Controlled Burn Did Not Cause Oklahoma Wildfire: Investigators

A stubborn wildfire that has killed one person and destroyed at least 10 homes continued to burn north of Oklahoma City on Tuesday as investigators narrowed down the cause of the blaze.
The wildfire in rural Logan County has scorched more than 5 square miles since it erupted Sunday, and investigators are now saying it was not started by a controlled burn gone awry as originally thought.
“From where the witnesses thought the fire was coming from, (it) was a place where there was a brush pile an individual had burned in the past on some controlled burns, and they thought it was just coming from there again,” said Oklahoma Incident Management Team spokesman Stan May.
However, he said, investigators “found the point of origin to be in a different spot,” which led them to other theories for the cause. None of those have been released.
May said more information should be released in the coming days.

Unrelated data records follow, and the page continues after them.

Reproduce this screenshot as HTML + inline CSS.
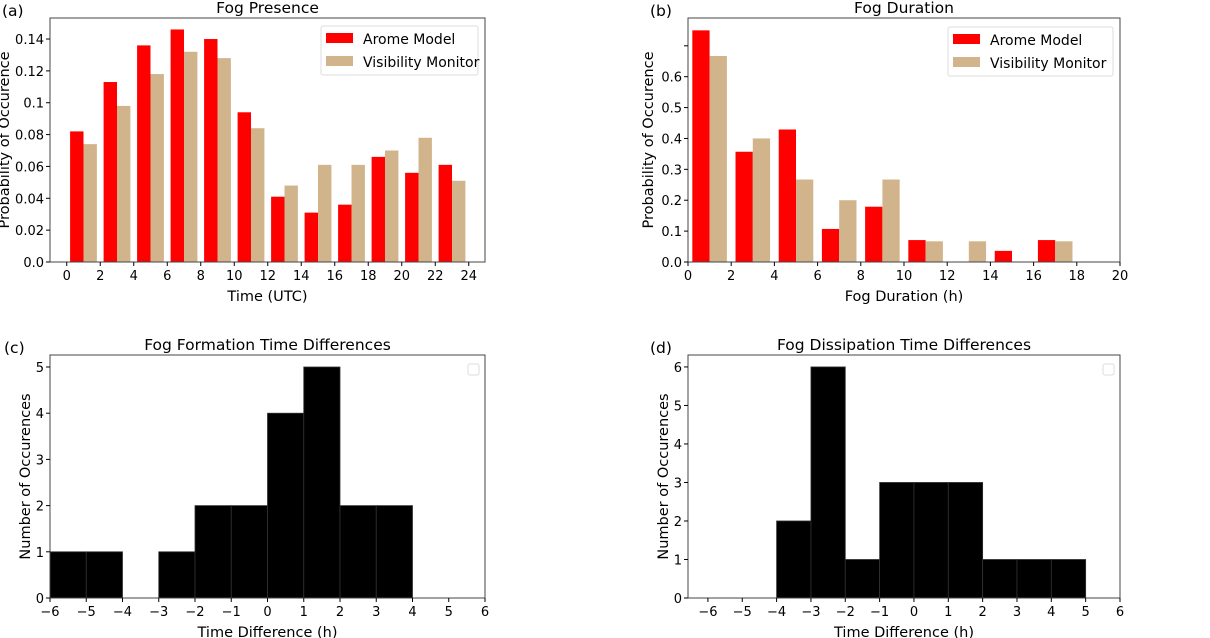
<!DOCTYPE html>
<html><head><meta charset="utf-8"><style>
body{margin:0;background:#fff}
svg{display:block;font-family:"DejaVu Sans","Liberation Sans",sans-serif}
</style></head><body>
<svg id="fig" width="1210" height="638" viewBox="0 0 1210 638" xmlns="http://www.w3.org/2000/svg"></svg>
<script>
// Panel (a) Fog Presence
const presenceBins = [0,2,4,6,8,10,12,14,16,18,20,22];
const presenceArome = [0.082,0.113,0.136,0.146,0.140,0.094,0.041,0.031,0.036,0.066,0.056,0.061];
const presenceVis = [0.074,0.098,0.118,0.132,0.128,0.084,0.048,0.061,0.061,0.070,0.078,0.051];
const presenceXTicks = [0,2,4,6,8,10,12,14,16,18,20,22,24];
const presenceYTicks = [0,0.02,0.04,0.06,0.08,0.1,0.12,0.14];
const presenceYLabels = ["0.0","0.02","0.04","0.06","0.08","0.1","0.12","0.14"];
// Panel (b) Fog Duration
const durationBins = [0,2,4,6,8,10,12,14,16,18];
const durationArome = [0.75,0.357,0.429,0.107,0.179,0.071,0,0.036,0.071,0];
const durationVis = [0.667,0.4,0.267,0.2,0.267,0.067,0.067,0,0.067,0];
const durationXTicks = [0,2,4,6,8,10,12,14,16,18,20];
const durationYTicks = [0,0.1,0.2,0.3,0.4,0.5,0.6,0.7];
const durationYLabels = ["0.0","0.1","0.2","0.3","0.4","0.5","0.6",""];
// Panel (c) Formation differences
const formationBins = [-6,-5,-4,-3,-2,-1,0,1,2,3];
const formationCounts = [1,1,0,1,2,2,4,5,2,2];
const formationXTicks = [-6,-5,-4,-3,-2,-1,0,1,2,3,4,5,6];
const formationYTicks = [0,1,2,3,4,5];
// Panel (d) Dissipation differences
const dissipationBins = [-4,-3,-2,-1,0,1,2,3,4];
const dissipationCounts = [2,6,1,3,3,3,1,1,1];
const dissipationXTicks = [-6,-5,-4,-3,-2,-1,0,1,2,3,4,5,6];
const dissipationYTicks = [0,1,2,3,4,5,6];

const NS="http://www.w3.org/2000/svg";
const svg=document.getElementById('fig');
function el(tag,attrs,parent,text){const e=document.createElementNS(NS,tag);for(const k in attrs)e.setAttribute(k,attrs[k]);if(text!==undefined)e.textContent=text;(parent||svg).appendChild(e);return e;}
function fmtNeg(v){return v<0?'\u2212'+Math.abs(v):String(v);}

function panel(o){
  const g=el('g',{});
  
  
  const sx=v=>o.L+(v-o.x0)/(o.x1-o.x0)*(o.R-o.L);
  const sy=v=>o.B-(v-o.y0)/(o.y1-o.y0)*(o.B-o.T);
  o.draw(g,sx,sy);
  const frame=el('rect',{x:o.L,y:o.T,width:o.R-o.L,height:o.B-o.T,fill:'none',stroke:'#444','stroke-width':1},g);
  
  
  o.xticks.forEach((t,i)=>{const x=sx(t);
    el('line',{x1:x,x2:x,y1:o.B,y2:o.B+4,stroke:'#000'},g);
    const tx=el('text',{x:x,y:o.B+18,'font-size':13,'text-anchor':'middle'},g,o.xlabels?o.xlabels[i]:fmtNeg(t));
    
    });
  o.yticks.forEach((t,i)=>{const y=sy(t);
    el('line',{x1:o.L-4,x2:o.L,y1:y,y2:y,stroke:'#000'},g);
    const ty=el('text',{x:o.L-6,y:y+5,'font-size':13,'text-anchor':'end'},g,o.ylabels?o.ylabels[i]:String(t));
    
    });
  const xt=el('text',{x:(o.L+o.R)/2,y:o.B+39,'font-size':14.5,'text-anchor':'middle'},g,o.xlabel);
  
  
  const yx=o.L-o.ylabOff;
  const yt=el('text',{x:yx,y:(o.T+o.B)/2,'font-size':14.5,'text-anchor':'middle',transform:`rotate(-90 ${yx} ${(o.T+o.B)/2})`},g,o.ylabel);
  
  
  const ti=el('text',{x:(o.L+o.R)/2,y:o.T-5,'font-size':15.5,'text-anchor':'middle'},g,o.title);
  
  
  const pl=el('text',{x:o.plx,y:o.T-2,'font-size':15.5},g,o.plabel);
  
  
}

function pairedBars(g,sx,sy,bins,a,v){
  bins.forEach((b,i)=>{
    if(a[i]>0){const r=el('rect',{x:sx(b+0.2),y:sy(a[i]),width:sx(b+1.0)-sx(b+0.2),height:sy(0)-sy(a[i]),fill:'#ff0000'},g);
      
      }
    if(v[i]>0){const r=el('rect',{x:sx(b+1.0),y:sy(v[i]),width:sx(b+1.8)-sx(b+1.0),height:sy(0)-sy(v[i]),fill:'#d2b48c'},g);
      
      }
  });
}
function legend(g,x,y,w){
  const lg=el('g',{},g);
  
  
  el('rect',{x:x,y:y,width:w,height:49,fill:'#fff',stroke:'#ddd',rx:2},lg);
  el('rect',{x:x+5,y:y+7,width:27,height:10,fill:'#ff0000'},lg);
  el('rect',{x:x+5,y:y+30,width:27,height:10,fill:'#d2b48c'},lg);
  const t1=el('text',{x:x+42,y:y+18,'font-size':14},lg,'Arome Model');
  
  
  const t2=el('text',{x:x+42,y:y+41,'font-size':14},lg,'Visibility Monitor');
  
  
}
function hist(g,sx,sy,bins,c){
  bins.forEach((b,i)=>{if(c[i]>0){const r=el('rect',{x:sx(b),y:sy(c[i]),width:sx(b+1)-sx(b),height:sy(0)-sy(c[i]),fill:'#000',stroke:'#333','stroke-width':0.8},g);
    
    }});
}
function emptyLegend(g,x,y){
  const r=el('rect',{x:x,y:y,width:11,height:11,fill:'#fff',stroke:'#ddd',rx:2},g);
  
  
}

panel({name:'fog-presence-chart',L:50,R:485,T:18,B:262,x0:-1.0,x1:24.97,y0:0,y1:0.1532,
  xticks:presenceXTicks,yticks:presenceYTicks,ylabels:presenceYLabels,xlabel:'Time (UTC)',ylabel:'Probability of Occurence',
  ylabOff:41,title:'Fog Presence',plabel:'(a)',plx:2,
  draw:(g,sx,sy)=>{pairedBars(g,sx,sy,presenceBins,presenceArome,presenceVis);}});
legend(svg,321,26,157);

panel({name:'fog-duration-chart',L:688,R:1120,T:18,B:262,x0:0,x1:20,y0:0,y1:0.79,
  xticks:durationXTicks,yticks:durationYTicks,ylabels:durationYLabels,xlabel:'Fog Duration (h)',ylabel:'Probability of Occurence',
  ylabOff:35,title:'Fog Duration',plabel:'(b)',plx:650,
  draw:(g,sx,sy)=>{pairedBars(g,sx,sy,durationBins,durationArome,durationVis);}});
legend(svg,948,27,165);

panel({name:'fog-formation-chart',L:50,R:485,T:355,B:598,x0:-6,x1:6,y0:0,y1:5.26,
  xticks:formationXTicks,yticks:formationYTicks,xlabel:'Time Difference (h)',ylabel:'Number of Occurences',
  ylabOff:20,title:'Fog Formation Time Differences',plabel:'(c)',plx:4,
  draw:(g,sx,sy)=>{hist(g,sx,sy,formationBins,formationCounts);emptyLegend(g,468,364);}});

panel({name:'fog-dissipation-chart',L:688,R:1120,T:355,B:598,x0:-6.58,x1:6,y0:0,y1:6.31,
  xticks:dissipationXTicks,yticks:dissipationYTicks,xlabel:'Time Difference (h)',ylabel:'Number of Occurences',
  ylabOff:20,title:'Fog Dissipation Time Differences',plabel:'(d)',plx:650,
  draw:(g,sx,sy)=>{hist(g,sx,sy,dissipationBins,dissipationCounts);emptyLegend(g,1103,364);}});
</script>
</body></html>
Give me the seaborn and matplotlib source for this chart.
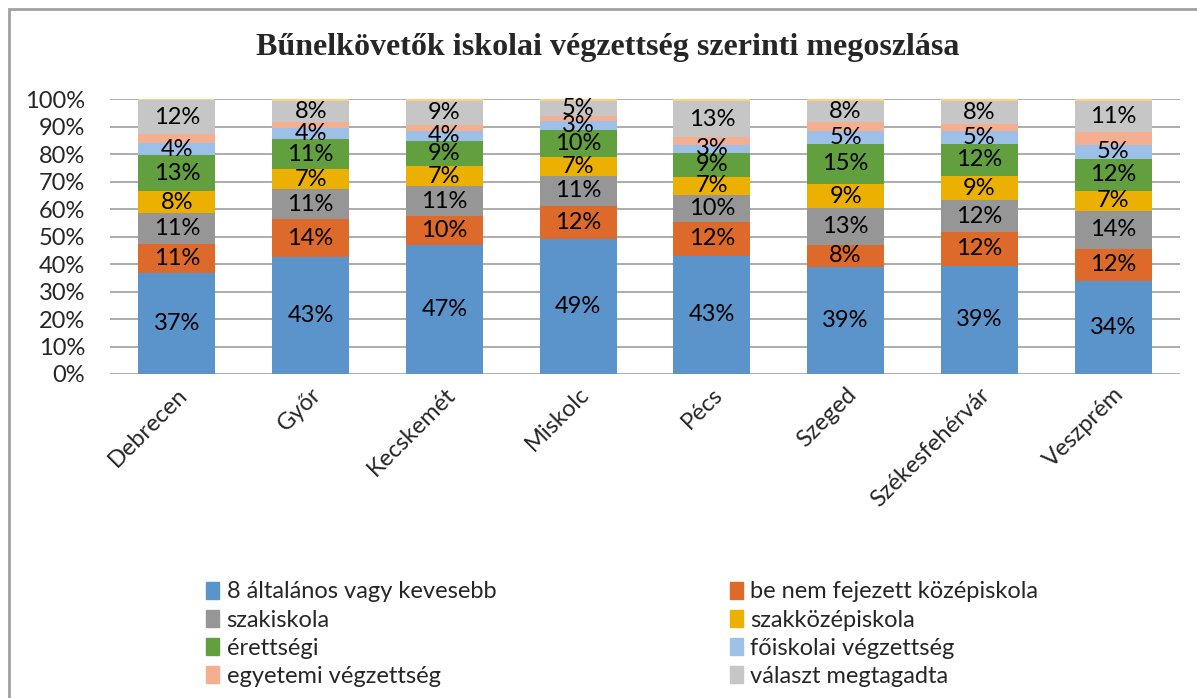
import matplotlib
matplotlib.use("Agg")
import matplotlib.pyplot as plt
import matplotlib.patches as mpatches
import seaborn as sns
import numpy as np
import pandas as pd

cities = ["Debrecen", "Győr", "Kecskemét", "Miskolc", "Pécs", "Szeged", "Székesfehérvár", "Veszprém"]

series_names = ["8 általános vagy kevesebb", "be nem fejezett középiskola", "szakiskola",
                "szakközépiskola", "érettségi", "főiskolai végzettség",
                "egyetemi végzettség", "választ megtagadta"]

altalanos8 = [36.6, 42.6, 47.0, 49.1, 43.1, 39.1, 39.4, 33.9]
be_nem_fejezett = [10.9, 13.8, 10.4, 12.1, 12.4, 7.9, 12.3, 11.6]
szakiskola = [11.1, 10.9, 11.1, 11.0, 9.7, 13.4, 11.6, 14.0]
szakkozep = [7.9, 7.2, 7.1, 6.8, 6.6, 8.7, 8.8, 7.2]
erettsegi = [13.2, 10.9, 9.2, 9.8, 8.6, 14.7, 11.8, 11.7]
foiskolai = [4.3, 4.0, 3.7, 3.3, 3.1, 4.7, 4.6, 5.0]
egyetemi = [3.2, 2.4, 2.1, 1.8, 2.6, 3.2, 2.5, 4.7]
megtagadta = [12.4, 7.6, 8.9, 5.4, 13.4, 7.8, 8.4, 11.4]
egyeb = [0.4, 0.6, 0.5, 0.7, 0.5, 0.5, 0.6, 0.5]

series = [altalanos8, be_nem_fejezett, szakiskola, szakkozep, erettsegi, foiskolai, egyetemi, megtagadta, egyeb]
colors = ["#5B93CB", "#DD6A2B", "#969696", "#EBB000", "#62A03F", "#9DC0E8", "#F4AE90", "#C6C6C6", "#FFD27A"]
labeled = [True, True, True, True, True, True, False, True, False]

sns.set_theme(style="white")
plt.rcParams["font.family"] = ["Lato", "DejaVu Sans"]

FS = 17

fig = plt.figure(figsize=(11.97, 6.98), dpi=100)
ax = fig.add_axes([110 / 1197, 1 - 374 / 698, 1070 / 1197, (374 - 99.3) / 698])

data = np.array(series)
cum = np.cumsum(data, axis=0)

# draw from the top cumulative down so each level shows its segment
for k in range(len(series) - 1, -1, -1):
    df = pd.DataFrame({"city": cities, "val": cum[k]})
    sns.barplot(data=df, x="city", y="val", color=colors[k], saturation=1,
                width=0.576, ax=ax, zorder=3, linewidth=0)

for k in range(len(series)):
    if not labeled[k]:
        continue
    for i in range(len(cities)):
        v = data[k, i]
        ymid = cum[k, i] - v / 2
        ax.text(i, ymid, f"{v:.0f}%", ha="center", va="center", fontsize=FS,
                color="black", zorder=5)

ax.set_ylim(0, 100)
ax.set_xlim(-0.5, len(cities) - 0.5)
ax.set_yticks(np.arange(0, 101, 10))
ax.set_yticklabels([f"{t}%" for t in range(0, 101, 10)], fontsize=FS)
ax.yaxis.grid(True, color="#A6A6A6", linewidth=1.3, zorder=0)
ax.set_axisbelow(True)
ax.tick_params(axis="y", length=0, pad=18)
ax.tick_params(axis="x", length=0, pad=7)
ax.set_xticks(range(len(cities)))
ax.set_xticklabels(cities, rotation=45, ha="right", rotation_mode="anchor", fontsize=FS)
ax.set_xlabel("")
ax.set_ylabel("")
for s in ax.spines.values():
    s.set_visible(False)

fig.text(0.508, 1 - 48 / 698, "Bűnelkövetők iskolai végzettség szerinti megoszlása",
         ha="center", va="center", fontsize=23, fontweight="bold",
         family=["Liberation Serif", "DejaVu Serif"])

handles = [mpatches.Patch(color=colors[k], label=series_names[k]) for k in range(8)]
order = [0, 2, 4, 6, 1, 3, 5, 7]
leg = fig.legend([handles[k] for k in order], [series_names[k] for k in order],
                 ncol=2, loc="upper left", bbox_to_anchor=(197 / 1197, 1 - 572 / 698),
                 frameon=False, fontsize=FS, handlelength=0.55, handleheight=0.75,
                 handletextpad=0.3, columnspacing=9.9, labelspacing=0.3,
                 borderaxespad=0)

border = mpatches.Rectangle((9 / 1197, -0.02), 1.05, 1 - 9 / 698 + 0.02,
                            transform=fig.transFigure, fill=False,
                            edgecolor="#A0A0A0", linewidth=2, zorder=10)
fig.patches.append(border)

fig.savefig("out.png", dpi=100, facecolor="white")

Meanwhile, another fire north of Woodward threatened homes on Tuesday. Woodward County Emergency Manager Matt Lehenbauer said about two dozen homes were being evacuated. Two National Guard helicopters were on their way to provide aerial support, and task forces from Alfalfa County and the Quapaw Tribe also were en route, said Keli Cain, spokeswoman for the Oklahoma Department of Emergency Management.
Other fires have popped up in Dewey and Pawnee counties. A National Guard helicopter was being deployed to help with the fire in Pawnee, which has burned more than 1,500 acres, according to the Department of Emergency Management.
Gov. Mary Fallin declared a state of emergency Monday for counties throughout Oklahoma and a burn ban for 36 counties mostly in western and south-central Oklahoma.
In Logan County, authorities said a 56-year-old man was killed when he refused to leave his mobile home, and about 100 firefighters have been treated on scene for heat-related issues, May said.
May said firefighters were working Tuesday to fully contain the fire. Helicopters were on standby to drop water on any flare-ups.
More than 40 structures have been destroyed in the fire, at least 10 of which were occupied, authorities said. Nine people spent Monday night at a Red Cross shelter in Guthrie, said Ken Garcia, spokesman for the American Red Cross in central and western Oklahoma. Caseworkers were meeting with families affected by the fire on Tuesday to see what assistance was needed.
Mandy and Jeremy Barnett were just a few of the people seeking help from the Red Cross. The parents of five kids, ages 6 months to 18 years old, lost their mobile home in the Logan County fire. While the family was able to take some possessions with them before they left, everything else has been lost and the home was not insured.
“I don’t know what to do,” Mandy, 38, said on Monday as her youngest bounced in her lap and two of her boys chased each other through the church shelter.